YOUR INSTRUCTIONS:
From the first line of the data below, repeat each line exactly until you reach the line with "var stepMinutes = 10;"; include that line too.
____
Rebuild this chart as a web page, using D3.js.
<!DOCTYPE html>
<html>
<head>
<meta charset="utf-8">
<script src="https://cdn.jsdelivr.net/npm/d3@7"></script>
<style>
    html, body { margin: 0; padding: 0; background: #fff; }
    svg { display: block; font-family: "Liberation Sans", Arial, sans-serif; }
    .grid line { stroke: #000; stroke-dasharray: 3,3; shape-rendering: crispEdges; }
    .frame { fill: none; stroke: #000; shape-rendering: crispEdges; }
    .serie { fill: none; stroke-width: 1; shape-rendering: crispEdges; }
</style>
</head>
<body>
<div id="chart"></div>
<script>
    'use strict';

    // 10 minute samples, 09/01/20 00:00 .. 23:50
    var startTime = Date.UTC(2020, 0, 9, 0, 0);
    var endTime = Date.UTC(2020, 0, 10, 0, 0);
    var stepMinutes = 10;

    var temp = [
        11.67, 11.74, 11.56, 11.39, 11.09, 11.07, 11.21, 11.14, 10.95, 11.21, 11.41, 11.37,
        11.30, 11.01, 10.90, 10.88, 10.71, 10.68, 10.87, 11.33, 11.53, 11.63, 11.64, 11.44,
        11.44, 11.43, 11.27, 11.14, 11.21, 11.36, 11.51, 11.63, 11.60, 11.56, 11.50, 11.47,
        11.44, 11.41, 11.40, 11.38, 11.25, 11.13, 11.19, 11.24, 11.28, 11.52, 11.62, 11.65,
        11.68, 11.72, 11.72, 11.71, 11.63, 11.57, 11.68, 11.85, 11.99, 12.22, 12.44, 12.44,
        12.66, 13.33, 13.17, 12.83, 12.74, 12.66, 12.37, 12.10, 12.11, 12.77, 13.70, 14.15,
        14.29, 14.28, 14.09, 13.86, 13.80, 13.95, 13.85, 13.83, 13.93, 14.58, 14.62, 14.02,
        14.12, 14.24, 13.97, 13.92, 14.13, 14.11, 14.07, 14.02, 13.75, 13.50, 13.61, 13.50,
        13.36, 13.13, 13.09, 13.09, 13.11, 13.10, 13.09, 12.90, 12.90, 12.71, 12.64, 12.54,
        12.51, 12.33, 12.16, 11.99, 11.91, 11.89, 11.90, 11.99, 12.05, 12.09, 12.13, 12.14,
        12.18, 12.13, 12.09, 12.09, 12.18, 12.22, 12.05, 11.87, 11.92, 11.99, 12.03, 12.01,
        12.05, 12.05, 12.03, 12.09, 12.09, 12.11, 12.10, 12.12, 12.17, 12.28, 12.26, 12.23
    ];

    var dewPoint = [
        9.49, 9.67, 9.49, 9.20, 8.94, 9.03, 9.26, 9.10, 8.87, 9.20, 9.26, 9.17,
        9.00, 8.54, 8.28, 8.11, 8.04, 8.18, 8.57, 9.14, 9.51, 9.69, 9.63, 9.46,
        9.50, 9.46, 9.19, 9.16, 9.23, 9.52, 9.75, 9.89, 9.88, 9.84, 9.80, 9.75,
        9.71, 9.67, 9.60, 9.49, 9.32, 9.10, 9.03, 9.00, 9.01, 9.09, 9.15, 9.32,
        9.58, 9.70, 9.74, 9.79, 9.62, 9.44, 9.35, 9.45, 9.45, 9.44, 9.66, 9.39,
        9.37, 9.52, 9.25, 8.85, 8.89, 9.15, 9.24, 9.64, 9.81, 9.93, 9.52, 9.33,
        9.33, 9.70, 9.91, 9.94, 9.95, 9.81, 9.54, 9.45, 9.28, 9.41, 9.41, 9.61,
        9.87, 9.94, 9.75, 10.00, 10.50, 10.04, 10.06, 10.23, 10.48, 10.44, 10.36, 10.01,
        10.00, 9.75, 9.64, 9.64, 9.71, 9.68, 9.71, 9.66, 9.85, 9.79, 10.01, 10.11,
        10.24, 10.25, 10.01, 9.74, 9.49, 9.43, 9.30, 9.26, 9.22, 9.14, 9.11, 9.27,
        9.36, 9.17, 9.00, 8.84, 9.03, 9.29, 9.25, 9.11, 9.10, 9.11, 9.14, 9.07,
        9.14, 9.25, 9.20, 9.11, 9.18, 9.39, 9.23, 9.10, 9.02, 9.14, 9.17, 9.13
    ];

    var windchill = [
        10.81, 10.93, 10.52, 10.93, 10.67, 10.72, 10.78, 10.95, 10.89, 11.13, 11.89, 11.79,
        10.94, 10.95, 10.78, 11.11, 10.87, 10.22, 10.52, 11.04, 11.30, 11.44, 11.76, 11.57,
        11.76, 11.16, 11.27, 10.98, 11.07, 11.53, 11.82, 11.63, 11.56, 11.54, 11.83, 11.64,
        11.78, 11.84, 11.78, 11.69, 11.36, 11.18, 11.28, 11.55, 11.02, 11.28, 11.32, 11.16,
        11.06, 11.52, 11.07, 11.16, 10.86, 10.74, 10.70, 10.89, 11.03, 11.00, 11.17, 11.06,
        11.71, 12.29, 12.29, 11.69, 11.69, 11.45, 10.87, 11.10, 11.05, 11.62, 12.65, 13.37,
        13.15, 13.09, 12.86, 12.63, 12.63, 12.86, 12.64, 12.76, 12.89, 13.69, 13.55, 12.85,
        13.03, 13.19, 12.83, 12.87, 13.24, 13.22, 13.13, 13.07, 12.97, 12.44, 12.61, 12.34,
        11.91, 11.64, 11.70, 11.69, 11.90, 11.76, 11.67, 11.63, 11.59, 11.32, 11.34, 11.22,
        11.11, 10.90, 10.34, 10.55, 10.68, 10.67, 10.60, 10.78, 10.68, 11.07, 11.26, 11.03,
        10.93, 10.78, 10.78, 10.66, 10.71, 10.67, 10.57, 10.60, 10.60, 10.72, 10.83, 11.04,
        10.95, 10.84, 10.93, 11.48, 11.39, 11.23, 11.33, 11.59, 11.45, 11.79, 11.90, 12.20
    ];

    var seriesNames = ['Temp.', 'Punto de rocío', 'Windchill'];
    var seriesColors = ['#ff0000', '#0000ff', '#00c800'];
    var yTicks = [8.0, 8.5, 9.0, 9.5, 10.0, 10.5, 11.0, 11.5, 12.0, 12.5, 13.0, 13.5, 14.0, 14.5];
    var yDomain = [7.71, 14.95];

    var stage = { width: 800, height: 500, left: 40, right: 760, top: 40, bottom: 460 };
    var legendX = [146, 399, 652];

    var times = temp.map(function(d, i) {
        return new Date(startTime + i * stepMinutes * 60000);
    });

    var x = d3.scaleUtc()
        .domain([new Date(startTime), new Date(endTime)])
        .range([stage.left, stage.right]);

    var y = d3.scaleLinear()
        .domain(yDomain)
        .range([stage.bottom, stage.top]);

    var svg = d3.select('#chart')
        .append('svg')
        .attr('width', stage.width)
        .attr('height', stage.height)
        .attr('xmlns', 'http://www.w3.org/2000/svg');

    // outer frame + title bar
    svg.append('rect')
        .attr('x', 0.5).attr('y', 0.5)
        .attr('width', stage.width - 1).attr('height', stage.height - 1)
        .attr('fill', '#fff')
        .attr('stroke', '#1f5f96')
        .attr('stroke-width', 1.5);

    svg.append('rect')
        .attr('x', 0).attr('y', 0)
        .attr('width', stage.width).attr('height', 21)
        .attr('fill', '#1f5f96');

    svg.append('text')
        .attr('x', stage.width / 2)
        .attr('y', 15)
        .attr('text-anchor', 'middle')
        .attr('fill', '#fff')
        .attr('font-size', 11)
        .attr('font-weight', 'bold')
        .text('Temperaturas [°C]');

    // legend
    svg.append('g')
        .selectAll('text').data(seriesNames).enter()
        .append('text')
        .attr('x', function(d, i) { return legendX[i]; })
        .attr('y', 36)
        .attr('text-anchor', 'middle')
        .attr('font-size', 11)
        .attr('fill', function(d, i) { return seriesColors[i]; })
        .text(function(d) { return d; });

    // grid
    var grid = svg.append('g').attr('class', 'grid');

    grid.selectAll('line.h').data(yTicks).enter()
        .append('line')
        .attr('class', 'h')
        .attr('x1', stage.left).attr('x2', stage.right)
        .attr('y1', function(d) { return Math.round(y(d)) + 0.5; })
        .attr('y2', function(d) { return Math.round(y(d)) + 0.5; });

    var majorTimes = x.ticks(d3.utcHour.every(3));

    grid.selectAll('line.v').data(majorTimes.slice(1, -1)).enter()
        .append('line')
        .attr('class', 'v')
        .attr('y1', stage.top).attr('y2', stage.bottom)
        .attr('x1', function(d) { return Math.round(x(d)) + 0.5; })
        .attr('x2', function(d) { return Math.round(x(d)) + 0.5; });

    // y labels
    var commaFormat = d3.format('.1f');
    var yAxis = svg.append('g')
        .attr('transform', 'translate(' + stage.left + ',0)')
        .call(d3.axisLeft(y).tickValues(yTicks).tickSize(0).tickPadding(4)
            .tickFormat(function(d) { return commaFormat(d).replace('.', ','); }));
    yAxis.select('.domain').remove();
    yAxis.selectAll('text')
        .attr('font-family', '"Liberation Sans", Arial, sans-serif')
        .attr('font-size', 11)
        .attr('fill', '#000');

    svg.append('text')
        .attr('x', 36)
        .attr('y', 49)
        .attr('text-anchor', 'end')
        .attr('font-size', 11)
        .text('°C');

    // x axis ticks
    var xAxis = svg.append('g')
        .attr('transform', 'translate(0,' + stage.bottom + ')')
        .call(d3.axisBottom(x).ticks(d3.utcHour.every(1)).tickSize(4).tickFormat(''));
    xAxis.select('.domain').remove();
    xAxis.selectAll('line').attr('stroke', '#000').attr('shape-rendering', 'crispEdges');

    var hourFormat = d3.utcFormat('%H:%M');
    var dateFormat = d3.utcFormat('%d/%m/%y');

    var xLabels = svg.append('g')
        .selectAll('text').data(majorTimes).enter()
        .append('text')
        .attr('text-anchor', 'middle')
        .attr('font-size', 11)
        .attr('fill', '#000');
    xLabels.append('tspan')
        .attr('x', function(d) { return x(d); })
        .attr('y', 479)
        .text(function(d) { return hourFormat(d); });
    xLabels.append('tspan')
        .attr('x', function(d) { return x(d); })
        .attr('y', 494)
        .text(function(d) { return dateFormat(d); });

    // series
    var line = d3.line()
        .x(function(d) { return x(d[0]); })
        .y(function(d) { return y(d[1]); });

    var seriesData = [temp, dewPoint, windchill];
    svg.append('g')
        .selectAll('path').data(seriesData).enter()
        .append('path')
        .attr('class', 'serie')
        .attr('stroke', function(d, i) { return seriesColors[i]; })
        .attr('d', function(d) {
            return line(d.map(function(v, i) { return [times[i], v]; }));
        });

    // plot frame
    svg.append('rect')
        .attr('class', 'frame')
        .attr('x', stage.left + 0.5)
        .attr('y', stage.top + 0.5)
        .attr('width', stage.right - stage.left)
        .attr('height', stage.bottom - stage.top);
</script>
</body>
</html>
____
THE RESULT:
Rebuild this chart as a web page, using D3.js.
<!DOCTYPE html>
<html>
<head>
<meta charset="utf-8">
<script src="https://cdn.jsdelivr.net/npm/d3@7"></script>
<style>
    html, body { margin: 0; padding: 0; background: #fff; }
    svg { display: block; font-family: "Liberation Sans", Arial, sans-serif; }
    .grid line { stroke: #000; stroke-dasharray: 3,3; shape-rendering: crispEdges; }
    .frame { fill: none; stroke: #000; shape-rendering: crispEdges; }
    .serie { fill: none; stroke-width: 1; shape-rendering: crispEdges; }
</style>
</head>
<body>
<div id="chart"></div>
<script>
    'use strict';

    // 10 minute samples, 09/01/20 00:00 .. 23:50
    var startTime = Date.UTC(2020, 0, 9, 0, 0);
    var endTime = Date.UTC(2020, 0, 10, 0, 0);
    var stepMinutes = 10;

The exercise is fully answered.